Written request:
Your task is to retype the lines from the opening of the material through the line that includes "0.021, 0.0173, 0.0105];". Do not copy the pictures.

Dataset extract:
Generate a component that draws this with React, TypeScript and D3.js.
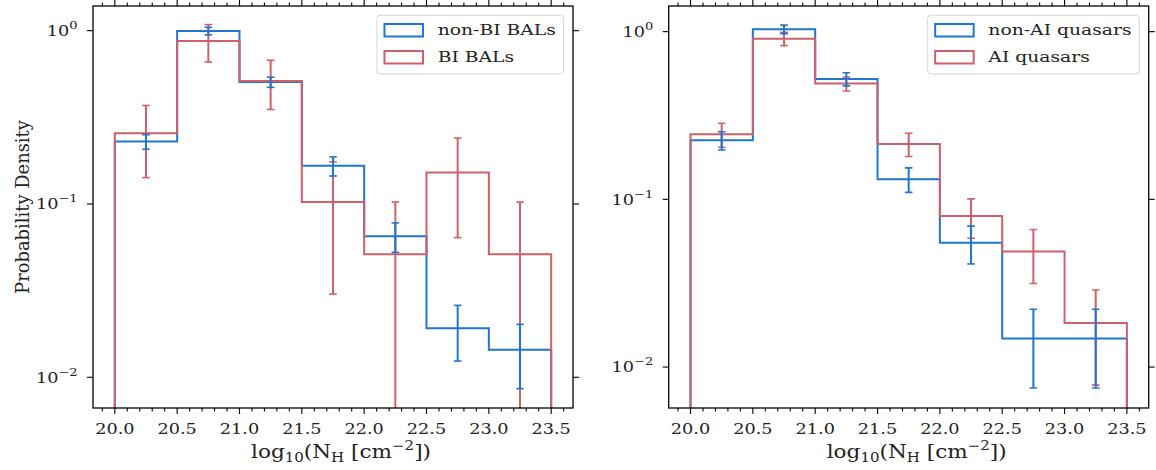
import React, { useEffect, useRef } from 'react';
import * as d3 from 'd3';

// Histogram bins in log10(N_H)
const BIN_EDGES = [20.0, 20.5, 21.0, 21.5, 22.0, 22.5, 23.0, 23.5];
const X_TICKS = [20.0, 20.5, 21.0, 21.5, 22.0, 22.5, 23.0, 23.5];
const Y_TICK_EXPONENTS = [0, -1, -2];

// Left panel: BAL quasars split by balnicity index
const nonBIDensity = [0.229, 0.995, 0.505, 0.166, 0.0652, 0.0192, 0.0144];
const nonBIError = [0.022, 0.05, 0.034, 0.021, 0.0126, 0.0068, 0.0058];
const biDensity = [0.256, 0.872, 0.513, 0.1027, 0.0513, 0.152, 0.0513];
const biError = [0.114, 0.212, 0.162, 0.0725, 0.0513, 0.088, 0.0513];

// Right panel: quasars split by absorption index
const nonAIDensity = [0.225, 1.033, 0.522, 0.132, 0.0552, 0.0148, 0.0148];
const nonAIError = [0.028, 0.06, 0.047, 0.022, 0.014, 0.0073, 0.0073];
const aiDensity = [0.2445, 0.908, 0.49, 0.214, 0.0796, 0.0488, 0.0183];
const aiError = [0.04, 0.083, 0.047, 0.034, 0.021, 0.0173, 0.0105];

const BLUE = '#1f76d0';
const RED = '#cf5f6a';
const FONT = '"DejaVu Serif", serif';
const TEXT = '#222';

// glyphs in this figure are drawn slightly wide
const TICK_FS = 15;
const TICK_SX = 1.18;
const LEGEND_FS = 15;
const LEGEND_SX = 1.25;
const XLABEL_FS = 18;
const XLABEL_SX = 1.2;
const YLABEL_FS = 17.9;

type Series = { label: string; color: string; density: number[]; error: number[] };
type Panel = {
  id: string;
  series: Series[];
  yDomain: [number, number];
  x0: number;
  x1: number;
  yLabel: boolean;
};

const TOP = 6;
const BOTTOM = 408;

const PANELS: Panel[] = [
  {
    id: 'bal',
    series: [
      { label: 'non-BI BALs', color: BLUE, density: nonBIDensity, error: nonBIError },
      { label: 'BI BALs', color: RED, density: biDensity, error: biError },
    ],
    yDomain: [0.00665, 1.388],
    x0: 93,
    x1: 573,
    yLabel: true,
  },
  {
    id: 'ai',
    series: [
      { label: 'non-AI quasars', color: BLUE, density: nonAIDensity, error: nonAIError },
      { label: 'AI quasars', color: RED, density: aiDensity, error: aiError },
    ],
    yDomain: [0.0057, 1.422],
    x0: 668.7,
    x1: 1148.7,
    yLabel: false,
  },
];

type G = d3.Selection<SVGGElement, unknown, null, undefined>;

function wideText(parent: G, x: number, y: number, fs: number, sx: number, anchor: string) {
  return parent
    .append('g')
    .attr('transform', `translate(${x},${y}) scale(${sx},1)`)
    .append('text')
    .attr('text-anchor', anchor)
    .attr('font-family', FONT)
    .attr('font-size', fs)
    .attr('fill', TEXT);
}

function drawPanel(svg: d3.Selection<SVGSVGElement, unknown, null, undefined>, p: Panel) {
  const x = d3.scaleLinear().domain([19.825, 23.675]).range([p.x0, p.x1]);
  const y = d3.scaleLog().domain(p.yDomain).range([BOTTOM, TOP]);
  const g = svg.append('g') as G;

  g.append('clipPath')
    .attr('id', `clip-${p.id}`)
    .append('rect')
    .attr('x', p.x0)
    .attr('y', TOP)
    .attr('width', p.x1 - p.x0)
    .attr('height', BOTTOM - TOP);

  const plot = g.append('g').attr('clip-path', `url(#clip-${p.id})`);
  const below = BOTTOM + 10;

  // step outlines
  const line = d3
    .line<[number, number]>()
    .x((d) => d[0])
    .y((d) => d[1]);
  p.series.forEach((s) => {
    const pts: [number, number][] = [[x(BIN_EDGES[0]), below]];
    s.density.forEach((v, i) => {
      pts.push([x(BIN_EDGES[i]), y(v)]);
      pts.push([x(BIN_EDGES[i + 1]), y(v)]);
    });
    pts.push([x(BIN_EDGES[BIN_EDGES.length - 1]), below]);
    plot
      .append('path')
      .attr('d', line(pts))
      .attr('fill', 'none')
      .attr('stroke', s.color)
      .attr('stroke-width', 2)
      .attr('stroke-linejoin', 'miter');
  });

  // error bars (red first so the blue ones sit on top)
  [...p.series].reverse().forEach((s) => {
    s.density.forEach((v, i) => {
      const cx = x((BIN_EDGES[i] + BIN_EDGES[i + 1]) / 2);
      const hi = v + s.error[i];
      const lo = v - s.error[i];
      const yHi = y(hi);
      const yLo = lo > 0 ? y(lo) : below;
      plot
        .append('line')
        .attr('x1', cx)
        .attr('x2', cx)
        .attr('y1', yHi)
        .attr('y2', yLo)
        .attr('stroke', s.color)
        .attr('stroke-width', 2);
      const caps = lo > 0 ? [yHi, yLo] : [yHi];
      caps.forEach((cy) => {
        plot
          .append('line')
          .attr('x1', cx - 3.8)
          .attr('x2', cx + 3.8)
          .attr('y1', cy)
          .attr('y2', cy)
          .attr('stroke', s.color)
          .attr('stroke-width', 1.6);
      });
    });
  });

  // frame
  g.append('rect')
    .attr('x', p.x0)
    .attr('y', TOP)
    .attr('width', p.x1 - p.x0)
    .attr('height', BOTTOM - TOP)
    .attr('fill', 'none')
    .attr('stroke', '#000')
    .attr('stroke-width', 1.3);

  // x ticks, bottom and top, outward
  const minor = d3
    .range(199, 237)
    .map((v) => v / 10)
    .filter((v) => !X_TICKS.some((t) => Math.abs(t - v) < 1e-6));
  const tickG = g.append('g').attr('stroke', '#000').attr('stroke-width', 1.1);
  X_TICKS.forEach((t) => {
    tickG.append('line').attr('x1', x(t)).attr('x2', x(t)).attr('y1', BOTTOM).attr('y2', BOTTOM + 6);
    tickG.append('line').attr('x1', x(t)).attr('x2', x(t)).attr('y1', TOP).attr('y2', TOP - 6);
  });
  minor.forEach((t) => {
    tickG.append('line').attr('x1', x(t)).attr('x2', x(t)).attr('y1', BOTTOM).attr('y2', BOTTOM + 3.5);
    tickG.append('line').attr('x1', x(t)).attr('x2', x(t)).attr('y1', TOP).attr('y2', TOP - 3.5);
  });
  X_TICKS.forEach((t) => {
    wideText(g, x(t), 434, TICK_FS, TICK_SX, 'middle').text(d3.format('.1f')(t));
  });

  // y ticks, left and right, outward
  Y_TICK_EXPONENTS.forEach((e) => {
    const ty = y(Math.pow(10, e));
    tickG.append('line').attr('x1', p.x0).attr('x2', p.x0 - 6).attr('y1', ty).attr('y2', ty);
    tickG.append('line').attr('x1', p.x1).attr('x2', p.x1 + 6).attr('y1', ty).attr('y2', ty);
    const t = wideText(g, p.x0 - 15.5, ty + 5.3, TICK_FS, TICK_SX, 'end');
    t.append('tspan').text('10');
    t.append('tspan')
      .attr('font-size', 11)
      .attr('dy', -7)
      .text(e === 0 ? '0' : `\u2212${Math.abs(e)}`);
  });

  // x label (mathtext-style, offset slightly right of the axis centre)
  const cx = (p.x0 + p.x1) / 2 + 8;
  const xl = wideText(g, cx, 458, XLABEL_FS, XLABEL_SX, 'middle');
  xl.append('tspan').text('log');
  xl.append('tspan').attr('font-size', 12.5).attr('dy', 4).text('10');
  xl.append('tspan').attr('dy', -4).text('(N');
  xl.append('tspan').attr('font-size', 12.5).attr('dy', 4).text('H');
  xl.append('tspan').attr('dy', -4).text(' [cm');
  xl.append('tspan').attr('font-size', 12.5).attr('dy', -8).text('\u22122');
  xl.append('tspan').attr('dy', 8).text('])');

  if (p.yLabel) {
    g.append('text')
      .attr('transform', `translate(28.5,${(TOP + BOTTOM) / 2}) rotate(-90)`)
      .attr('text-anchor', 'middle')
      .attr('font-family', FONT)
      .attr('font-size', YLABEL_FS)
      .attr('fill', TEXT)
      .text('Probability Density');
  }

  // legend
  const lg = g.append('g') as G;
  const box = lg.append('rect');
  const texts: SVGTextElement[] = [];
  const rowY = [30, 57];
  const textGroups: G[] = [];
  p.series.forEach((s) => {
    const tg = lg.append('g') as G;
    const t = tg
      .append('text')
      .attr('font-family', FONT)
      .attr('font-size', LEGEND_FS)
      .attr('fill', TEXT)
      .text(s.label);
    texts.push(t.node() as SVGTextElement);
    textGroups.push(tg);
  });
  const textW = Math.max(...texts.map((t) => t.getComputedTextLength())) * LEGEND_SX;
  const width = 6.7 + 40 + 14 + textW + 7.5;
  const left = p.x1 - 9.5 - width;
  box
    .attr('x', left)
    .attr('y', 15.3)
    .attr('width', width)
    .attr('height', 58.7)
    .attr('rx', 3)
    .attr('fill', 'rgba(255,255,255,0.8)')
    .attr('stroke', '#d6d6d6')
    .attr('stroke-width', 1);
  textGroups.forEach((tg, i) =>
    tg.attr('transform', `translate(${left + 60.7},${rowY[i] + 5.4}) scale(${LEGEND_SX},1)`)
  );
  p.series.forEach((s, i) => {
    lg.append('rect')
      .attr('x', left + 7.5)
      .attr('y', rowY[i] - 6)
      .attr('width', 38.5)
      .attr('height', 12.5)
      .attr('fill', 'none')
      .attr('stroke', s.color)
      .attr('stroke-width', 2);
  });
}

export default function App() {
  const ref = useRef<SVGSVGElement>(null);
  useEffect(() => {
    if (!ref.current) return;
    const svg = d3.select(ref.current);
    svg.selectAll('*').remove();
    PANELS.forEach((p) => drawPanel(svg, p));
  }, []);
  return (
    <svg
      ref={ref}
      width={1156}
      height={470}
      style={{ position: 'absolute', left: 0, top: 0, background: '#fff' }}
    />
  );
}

Answer to the task:
Generate a component that draws this with React, TypeScript and D3.js.
import React, { useEffect, useRef } from 'react';
import * as d3 from 'd3';

// Histogram bins in log10(N_H)
const BIN_EDGES = [20.0, 20.5, 21.0, 21.5, 22.0, 22.5, 23.0, 23.5];
const X_TICKS = [20.0, 20.5, 21.0, 21.5, 22.0, 22.5, 23.0, 23.5];
const Y_TICK_EXPONENTS = [0, -1, -2];

// Left panel: BAL quasars split by balnicity index
const nonBIDensity = [0.229, 0.995, 0.505, 0.166, 0.0652, 0.0192, 0.0144];
const nonBIError = [0.022, 0.05, 0.034, 0.021, 0.0126, 0.0068, 0.0058];
const biDensity = [0.256, 0.872, 0.513, 0.1027, 0.0513, 0.152, 0.0513];
const biError = [0.114, 0.212, 0.162, 0.0725, 0.0513, 0.088, 0.0513];

// Right panel: quasars split by absorption index
const nonAIDensity = [0.225, 1.033, 0.522, 0.132, 0.0552, 0.0148, 0.0148];
const nonAIError = [0.028, 0.06, 0.047, 0.022, 0.014, 0.0073, 0.0073];
const aiDensity = [0.2445, 0.908, 0.49, 0.214, 0.0796, 0.0488, 0.0183];
const aiError = [0.04, 0.083, 0.047, 0.034, 0.021, 0.0173, 0.0105];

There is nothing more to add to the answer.